TASK GOAL | In the entries below, find the lines with the word "this" and copy them.

EXTRACTED ENTRIES |
___
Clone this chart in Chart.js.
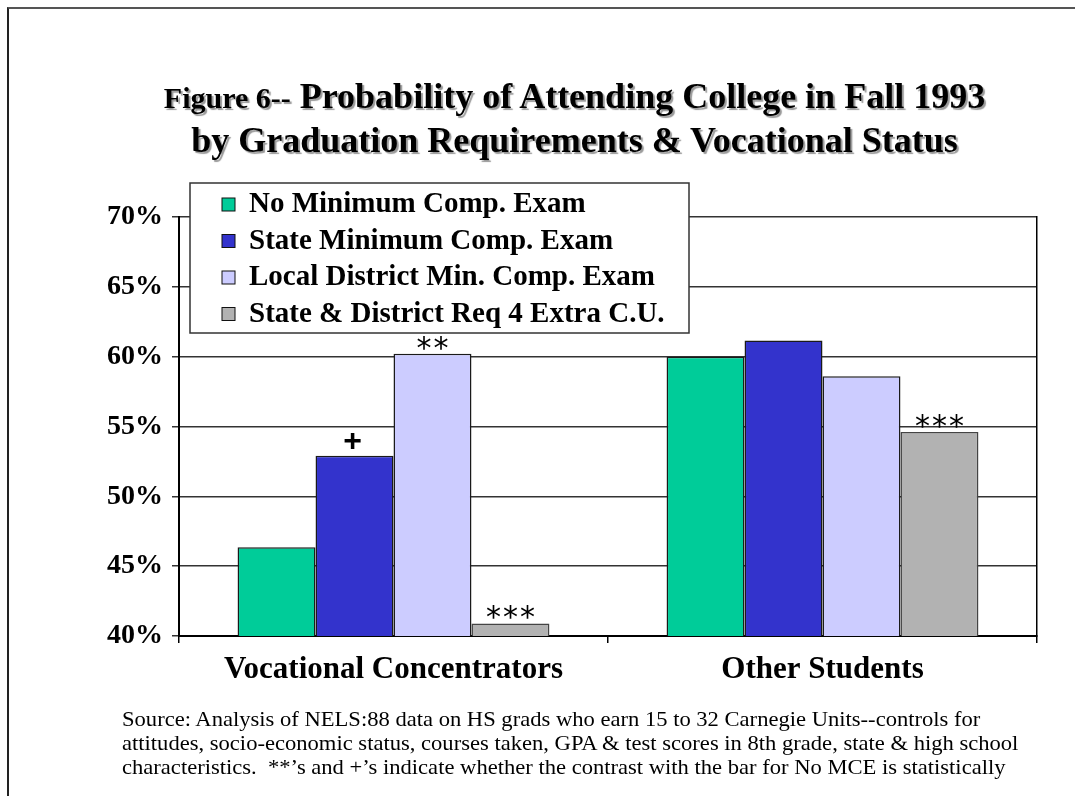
___
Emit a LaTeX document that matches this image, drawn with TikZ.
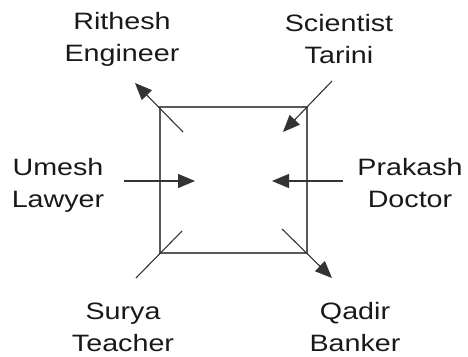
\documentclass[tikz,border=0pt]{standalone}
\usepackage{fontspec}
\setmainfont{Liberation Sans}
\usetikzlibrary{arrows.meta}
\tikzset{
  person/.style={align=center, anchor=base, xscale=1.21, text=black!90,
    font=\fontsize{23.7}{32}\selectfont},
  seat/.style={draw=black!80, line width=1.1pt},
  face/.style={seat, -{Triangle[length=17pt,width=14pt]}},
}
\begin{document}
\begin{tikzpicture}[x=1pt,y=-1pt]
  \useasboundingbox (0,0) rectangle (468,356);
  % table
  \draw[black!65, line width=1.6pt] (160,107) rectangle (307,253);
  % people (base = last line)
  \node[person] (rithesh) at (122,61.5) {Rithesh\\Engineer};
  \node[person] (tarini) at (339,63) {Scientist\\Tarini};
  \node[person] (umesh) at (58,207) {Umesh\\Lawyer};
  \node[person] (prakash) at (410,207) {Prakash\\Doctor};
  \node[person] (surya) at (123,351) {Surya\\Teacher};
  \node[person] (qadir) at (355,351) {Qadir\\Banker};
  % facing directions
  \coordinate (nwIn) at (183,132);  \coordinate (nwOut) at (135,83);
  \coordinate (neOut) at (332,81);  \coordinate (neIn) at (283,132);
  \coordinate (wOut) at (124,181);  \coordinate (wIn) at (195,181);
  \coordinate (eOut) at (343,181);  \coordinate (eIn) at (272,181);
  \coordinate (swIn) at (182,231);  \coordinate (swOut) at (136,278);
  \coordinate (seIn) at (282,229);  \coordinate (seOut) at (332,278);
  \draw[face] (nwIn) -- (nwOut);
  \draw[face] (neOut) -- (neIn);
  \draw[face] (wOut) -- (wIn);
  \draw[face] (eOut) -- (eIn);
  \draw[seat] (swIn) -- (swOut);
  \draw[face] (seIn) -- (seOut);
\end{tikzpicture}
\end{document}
___
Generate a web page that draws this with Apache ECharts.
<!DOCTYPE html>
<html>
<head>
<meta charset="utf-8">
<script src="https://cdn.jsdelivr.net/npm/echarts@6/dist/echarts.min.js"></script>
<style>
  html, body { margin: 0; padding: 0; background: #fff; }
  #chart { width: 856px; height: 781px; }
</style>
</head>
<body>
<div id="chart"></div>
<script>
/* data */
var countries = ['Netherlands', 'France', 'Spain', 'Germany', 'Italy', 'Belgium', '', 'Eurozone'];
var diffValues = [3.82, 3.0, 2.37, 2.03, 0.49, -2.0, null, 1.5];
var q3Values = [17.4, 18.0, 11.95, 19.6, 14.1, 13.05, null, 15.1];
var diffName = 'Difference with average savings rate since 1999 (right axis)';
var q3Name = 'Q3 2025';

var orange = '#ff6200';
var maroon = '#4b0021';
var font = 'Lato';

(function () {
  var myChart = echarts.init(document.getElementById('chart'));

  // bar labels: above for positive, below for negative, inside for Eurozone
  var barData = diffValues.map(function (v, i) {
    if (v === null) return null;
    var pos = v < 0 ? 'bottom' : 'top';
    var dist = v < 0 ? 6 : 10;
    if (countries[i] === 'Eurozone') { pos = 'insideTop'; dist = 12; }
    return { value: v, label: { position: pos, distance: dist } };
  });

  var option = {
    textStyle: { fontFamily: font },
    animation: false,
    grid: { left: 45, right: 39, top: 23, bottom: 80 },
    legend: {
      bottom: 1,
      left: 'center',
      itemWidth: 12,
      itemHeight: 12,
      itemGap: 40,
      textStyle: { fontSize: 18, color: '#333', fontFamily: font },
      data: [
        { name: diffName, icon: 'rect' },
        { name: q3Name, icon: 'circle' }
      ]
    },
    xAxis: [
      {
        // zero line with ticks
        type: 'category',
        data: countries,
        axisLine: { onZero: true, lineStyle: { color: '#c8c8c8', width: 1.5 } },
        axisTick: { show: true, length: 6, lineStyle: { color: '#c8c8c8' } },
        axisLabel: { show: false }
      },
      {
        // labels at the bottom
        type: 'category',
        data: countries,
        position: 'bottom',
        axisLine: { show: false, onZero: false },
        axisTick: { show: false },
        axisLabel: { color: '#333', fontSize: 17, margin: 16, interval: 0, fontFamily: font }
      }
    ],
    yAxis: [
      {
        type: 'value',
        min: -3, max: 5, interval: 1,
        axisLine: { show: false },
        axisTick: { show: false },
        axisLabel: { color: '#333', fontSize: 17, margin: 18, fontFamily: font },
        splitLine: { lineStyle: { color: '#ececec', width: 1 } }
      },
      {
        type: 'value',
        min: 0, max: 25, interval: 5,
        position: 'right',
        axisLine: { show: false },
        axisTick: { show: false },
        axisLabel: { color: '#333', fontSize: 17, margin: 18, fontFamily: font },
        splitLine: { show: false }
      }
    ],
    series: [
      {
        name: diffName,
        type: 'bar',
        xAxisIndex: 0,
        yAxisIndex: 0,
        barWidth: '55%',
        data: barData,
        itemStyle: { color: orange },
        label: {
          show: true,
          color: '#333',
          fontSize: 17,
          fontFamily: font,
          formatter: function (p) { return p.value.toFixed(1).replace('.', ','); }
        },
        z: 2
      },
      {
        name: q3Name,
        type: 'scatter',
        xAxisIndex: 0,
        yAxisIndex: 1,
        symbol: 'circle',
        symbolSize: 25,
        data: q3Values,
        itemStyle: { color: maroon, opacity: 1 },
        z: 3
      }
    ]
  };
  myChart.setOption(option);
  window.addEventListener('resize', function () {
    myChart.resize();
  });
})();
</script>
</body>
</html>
___
EXERCISE ANSWER |
Clone this chart in Chart.js.
Emit a LaTeX document that matches this image, drawn with TikZ.
Generate a web page that draws this with Apache ECharts.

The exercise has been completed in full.